Ohio Election Results
Voters in Ohio weren’t just picking candidates yesterday; they were helping shape decisions that affect the entire country.
The Big Story
Voters across Ohio voted Tuesday in primary elections for governor, Congress, and the U.S. Senate.
This election decides which Republican and Democratic candidates move on to November, where voters choose who will represent Ohio in Washington and who will lead the state for the next several years.
The Two Spins
From the Left
Focused on Ohio elections because they influence abortion access, healthcare programs, and public-school funding nationally.
Views Ohio as an important test of how competitive statewide races remain after Republicans performed strongly there in recent elections.
From the Right
Focused on Ohio elections because they influence immigration enforcement, energy production, taxes, and control of Congress.

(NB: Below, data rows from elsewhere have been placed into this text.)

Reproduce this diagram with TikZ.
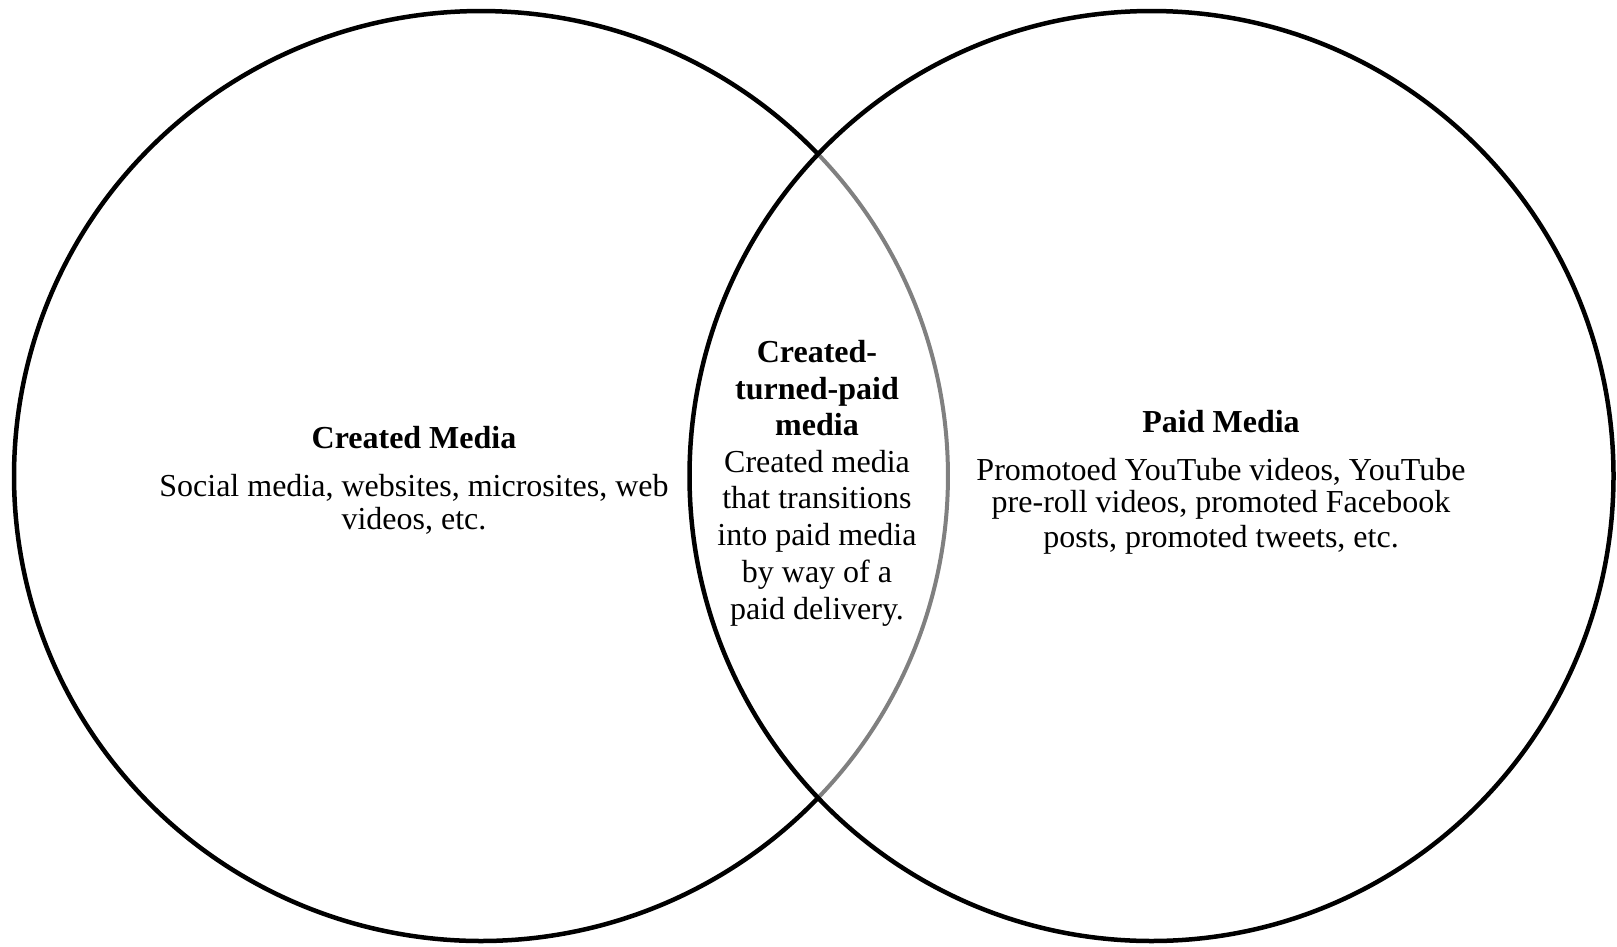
\documentclass[tikz,border=0pt]{standalone}
\usepackage{fontspec}
\setmainfont{Liberation Serif}
\begin{document}
\begin{tikzpicture}[x=1pt,y=1pt,
  ring/.style={line width=4.5pt,draw=black},
  innerarc/.style={line width=4pt,draw=black!50},
  txt/.style={anchor=base,inner sep=0pt,font=\fontsize{32}{36}\selectfont},
  ttl/.style={txt,font=\fontsize{32}{36}\selectfont\bfseries}]
\useasboundingbox[fill=white] (0,0) rectangle (1617,-946);
% left set (Created Media)
\draw[ring] (481,-476) ++(43.8:467 and 465) arc[start angle=43.8,end angle=316.2,x radius=467,y radius=465];
\draw[innerarc] (481,-476) ++(-43.8:467 and 465) arc[start angle=-43.8,end angle=43.8,x radius=467,y radius=465];
% right set (Paid Media)
\draw[ring] (1151.5,-476) ellipse[x radius=462,y radius=465];
% left texts
\node[ttl] (lt) at (414,-448) {Created Media};
\node[txt] (lb1) at (414,-496) {Social media, websites, microsites, web};
\node[txt] (lb2) at (414,-529) {videos, etc.};
% middle texts
\node[ttl] (m1) at (817,-362) {Created-};
\node[ttl] (m2) at (817,-399) {turned-paid};
\node[ttl] (m3) at (817,-435) {media};
\node[txt] (m4) at (817,-472) {Created media};
\node[txt] (m5) at (817,-508) {that transitions};
\node[txt] (m6) at (817,-545) {into paid media};
\node[txt] (m7) at (817,-582) {by way of a};
\node[txt] (m8) at (817,-619) {paid delivery.};
% right texts
\node[ttl] (rt) at (1221,-432) {Paid Media};
\node[txt] (rb1) at (1221,-480) {Promotoed YouTube videos, YouTube};
\node[txt] (rb2) at (1221,-512) {pre-roll videos, promoted Facebook};
\node[txt] (rb3) at (1221,-547) {posts, promoted tweets, etc.};
\end{tikzpicture}
\end{document}
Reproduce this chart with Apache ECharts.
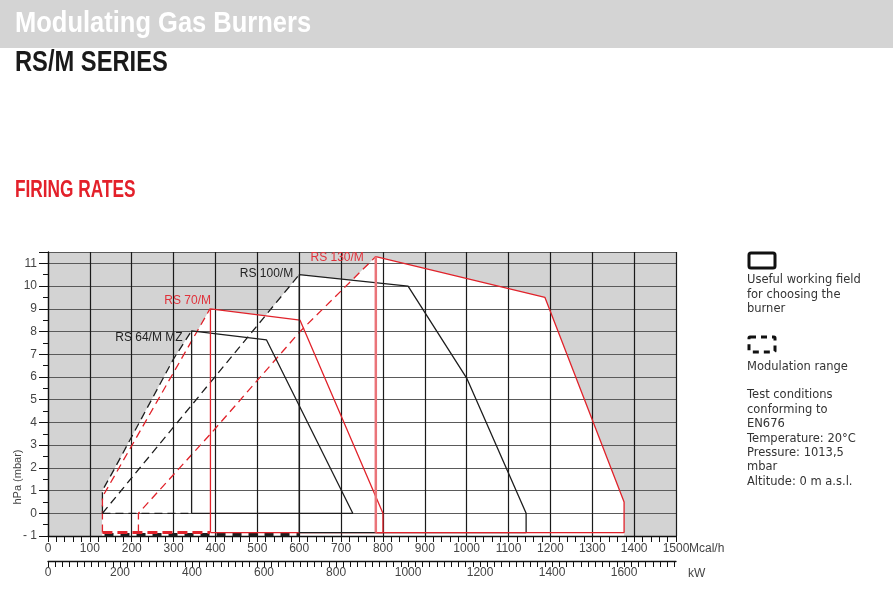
<!DOCTYPE html>
<html><head><meta charset="utf-8">
<script src="https://cdn.jsdelivr.net/npm/echarts@6/dist/echarts.min.js"></script>
<style>html,body{margin:0;padding:0;background:#fff}#c{width:893px;height:589px}</style>
</head><body><div id="c"></div>
<script>
// ---- data: points are [Mcal/h, hPa] ----
const burnerNames = ['RS 64/M MZ', 'RS 70/M', 'RS 100/M', 'RS 130/M'];

const rs64Modulation = [[130, 0], [130, 1.0], [160, 2.0], [300, 6.8], [343, 8.03]];
const rs64ModBase    = [[130, 0], [343, 0]];
const rs64Field      = [[343, 0], [343, 8.03], [522, 7.63], [728, 0], [343, 0]];

const rs70Modulation = [[130, -0.85], [130, 0.72], [387, 9.0]];
const rs70ModBase    = [[130, -0.85], [387, -0.85]];
const rs70Field      = [[388, -0.85], [388, 9.0], [602, 8.5], [800, 0], [800, -0.85], [388, -0.85]];

const rs100Modulation = [[130, 0], [600, 10.5]];
const rs100ModBase    = [[135, -0.93], [600, -0.93]];
const rs100Field      = [[600, -0.85], [600, 10.5], [860, 10.0], [1000, 5.95], [1142, 0], [1142, -0.85], [600, -0.85]];

const rs130Modulation = [[216, -0.85], [216, 0], [391, 3.55], [602, 8.0], [783, 11.3]];
const rs130Field      = [[783, -0.85], [783, 11.3], [1187, 9.5], [1376, 0.5], [1376, -0.85], [783, -0.85]];

const mcalMax = 1500;          // Mcal/h axis end
const kwPerMcal = 1 / 0.86;    // 1 kW = 0.86 Mcal/h
const pressureMin = -1, pressureMax = 11.5;

const legendLines1 = ['Useful working field', 'for choosing the', 'burner'];
const legendLines2 = ['Modulation range'];
const legendLines3 = ['Test conditions', 'conforming to', 'EN676', 'Temperature: 20°C', 'Pressure: 1013,5', 'mbar', 'Altitude: 0 m a.s.l.'];

// ---- build ----
const RED = '#e1232b', BLACK = '#1e1e1e';
const burners = [
  {mod: rs64Modulation, field: rs64Field, color: BLACK, label: {distance: 9, offset: [0, 7]}},
  {mod: rs70Modulation, field: rs70Field, color: RED, label: {distance: -1, offset: [0, -8]}},
  {mod: rs100Modulation, field: rs100Field, color: BLACK, label: {distance: 6, offset: [0, -1]}},
  {mod: rs130Modulation, field: rs130Field, color: RED, label: {distance: 12, offset: [0, 1]}}
];

function envelope(b) {
  const top = b.field.slice(2, b.field.length - 1);
  return [[b.mod[0][0], pressureMin], ...b.mod, ...top, [top[top.length - 1][0], pressureMin]];
}

const series = [];
burners.forEach((b, i) => {
  const poly = envelope(b);
  series.push({
    type: 'custom', z: 1, silent: true, animation: false, clip: true,
    data: poly,
    renderItem: (params, api) => {
      if (params.dataIndex !== 0) return null;
      return {type: 'polygon', shape: {points: poly.map(p => api.coord(p))}, style: {fill: '#ffffff'}};
    }
  });
});

function line(data, color, width, dash, z) {
  return {type: 'line', data, symbol: 'none', silent: true, animation: false, z: z || 4,
    lineStyle: {color, width, type: dash || 'solid'}};
}

burners.forEach((b, i) => {
  series.push({
    type: 'line', silent: true, animation: false, z: 4,
    symbol: 'circle', symbolSize: 0, showSymbol: true, showAllSymbol: true,
    lineStyle: {color: b.color, width: 1.3, type: [8, 5]},
    itemStyle: {color: b.color},
    data: b.mod.map((p, k) => k === b.mod.length - 1 ? {
      value: p,
      label: {show: true, formatter: burnerNames[i], position: 'left', distance: b.label.distance,
        offset: b.label.offset, color: b.color === RED ? '#e0313a' : '#222',
        fontSize: 12, fontFamily: 'Liberation Sans, Arial, sans-serif'}
    } : p)
  });
  series.push(line(b.field, b.color, 1.3, 'solid', 5));
});
series.push(line(rs64ModBase, BLACK, 1.3, [8, 5], 4));
series.push(line(rs100ModBase, BLACK, 3, [9, 7], 4));
series.push(line(rs70ModBase, RED, 3, [10, 5], 5));
series.push(line(rs130Field.slice(0, 2), '#ea7479', 2.5, 'solid', 6));

const axisFont = {fontSize: 12, color: '#444', fontFamily: '"Liberation Sans Narrow", "Liberation Sans", Arial, sans-serif'};
const legendFont = '11.5px "DejaVu Sans", sans-serif';

const option = {
  animation: false,
  grid: {left: 48, right: 217, top: 252, bottom: 53, show: true, backgroundColor: '#d3d3d3', borderWidth: 0},
  xAxis: [
    {type: 'value', min: 0, max: mcalMax, interval: 100, position: 'bottom', z: 2,
      axisLine: {show: true, onZero: false, lineStyle: {color: '#111', width: 1.3}},
      axisTick: {show: true, length: 6, lineStyle: {color: '#111'}},
      minorTick: {show: true, splitNumber: 5, length: 6, lineStyle: {color: '#111'}},
      axisLabel: Object.assign({margin: 7, formatter: v => String(v)}, axisFont),
      splitLine: {show: true, lineStyle: {color: '#1a1a1a', width: 1.2}}},
    {type: 'value', min: 0, max: mcalMax * kwPerMcal, interval: 20, position: 'bottom', offset: 25, z: 2,
      axisLine: {show: true, onZero: false, lineStyle: {color: '#111', width: 1.3}},
      axisTick: {show: true, length: 6, lineStyle: {color: '#111'}},
      axisLabel: Object.assign({margin: 6, showMaxLabel: false,
        formatter: v => (Math.abs(v / 200 - Math.round(v / 200)) < 1e-6 ? String(Math.round(v)) : '')}, axisFont),
      splitLine: {show: false}}
  ],
  yAxis: {type: 'value', min: pressureMin, max: pressureMax, interval: 1, z: 2,
    axisLine: {show: true, onZero: false, lineStyle: {color: '#111', width: 1.3}},
    axisTick: {show: true, length: 9, lineStyle: {color: '#111'}},
    minorTick: {show: true, splitNumber: 2, length: 5, lineStyle: {color: '#111'}},
    axisLabel: Object.assign({margin: 11, showMaxLabel: false,
      formatter: v => v < 0 ? '- ' + Math.abs(v) : String(v)}, axisFont),
    splitLine: {show: true, lineStyle: {color: '#5a5a5a', width: 1.2}}},
  series,
  graphic: [
    {type: 'rect', left: 0, top: 0, z: 0, shape: {x: 0, y: 0, width: 893, height: 48}, style: {fill: '#d4d4d4'}},
    {type: 'text', x: 15, y: 23.5, scaleX: 0.85, z: 10,
      style: {text: 'Modulating Gas Burners', fill: '#ffffff', font: 'bold 30px "Liberation Sans", Arial, sans-serif', verticalAlign: 'middle'}},
    {type: 'text', x: 15, y: 62.5, scaleX: 0.79, z: 10,
      style: {text: 'RS/M SERIES', fill: '#1a1a1a', font: 'bold 30px "Liberation Sans", Arial, sans-serif', verticalAlign: 'middle'}},
    {type: 'text', x: 15, y: 191, scaleX: 0.75, z: 10,
      style: {text: 'FIRING RATES', fill: '#e3202a', font: 'bold 23px "Liberation Sans", Arial, sans-serif', verticalAlign: 'middle'}},
    {type: 'text', x: 18, y: 477, rotation: Math.PI / 2, z: 10,
      style: {text: 'hPa (mbar)', fill: '#444', font: '11px "Liberation Sans", Arial, sans-serif', align: 'center', verticalAlign: 'middle'}},
    {type: 'text', x: 689, y: 549, z: 10,
      style: {text: 'Mcal/h', fill: '#444', font: '12px "Liberation Sans Narrow", "Liberation Sans", Arial, sans-serif', verticalAlign: 'middle'}},
    {type: 'text', x: 688, y: 574, z: 10,
      style: {text: 'kW', fill: '#444', font: '12px "Liberation Sans Narrow", "Liberation Sans", Arial, sans-serif', verticalAlign: 'middle'}},
    {type: 'rect', z: 10, shape: {x: 749, y: 253, width: 26, height: 15, r: 2}, style: {fill: 'none', stroke: '#111', lineWidth: 3}},
    {type: 'text', x: 747, y: 273, z: 10,
      style: {text: legendLines1.join('\n'), fill: '#333', font: legendFont, lineHeight: 14.6, verticalAlign: 'top'}},
    {type: 'rect', z: 10, shape: {x: 749, y: 337, width: 26, height: 15, r: 1}, style: {fill: 'none', stroke: '#111', lineWidth: 3, lineDash: [6, 5], lineDashOffset: 0}},
    {type: 'text', x: 747, y: 359.5, z: 10,
      style: {text: legendLines2.join('\n'), fill: '#333', font: legendFont, lineHeight: 14.6, verticalAlign: 'top'}},
    {type: 'text', x: 747, y: 388, z: 10,
      style: {text: legendLines3.join('\n'), fill: '#333', font: legendFont, lineHeight: 14.45, verticalAlign: 'top'}}
  ]
};

const chart = echarts.init(document.getElementById('c'), null, {renderer: 'canvas'});
chart.setOption(option);
</script>
</body></html>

Views Ohio as important because the state shapes which party holds influence in Congress next year.
What This Means for Us
These elections affect more than just Ohio.
Governors decide how states handle things like new factories, power plants, data centers, schools, business incentives, voting laws, and abortion rules. There is a pattern that when large states move in one direction, others often follow or respond to those policies too.
How They Make Money
Meta Platforms
Owns Facebook and Instagram, where political campaigns spend heavily on ads because the platforms can target voters by age, location, interests, and online behavior in real time.
Meta made more than $160 billion in advertising revenue in 2025, and election years often bring even more spending from campaigns, PACs, and political groups trying to reach voters online.
Takeaway
Elections now compete for attention the same way brands do through algorithms, targeted ads, and the apps we use every day.
The Number That Stuck With Me
15
Ohio has 15 seats in the U.S. House and one Senate seat on the ballot this cycle, helping shape control of Congress.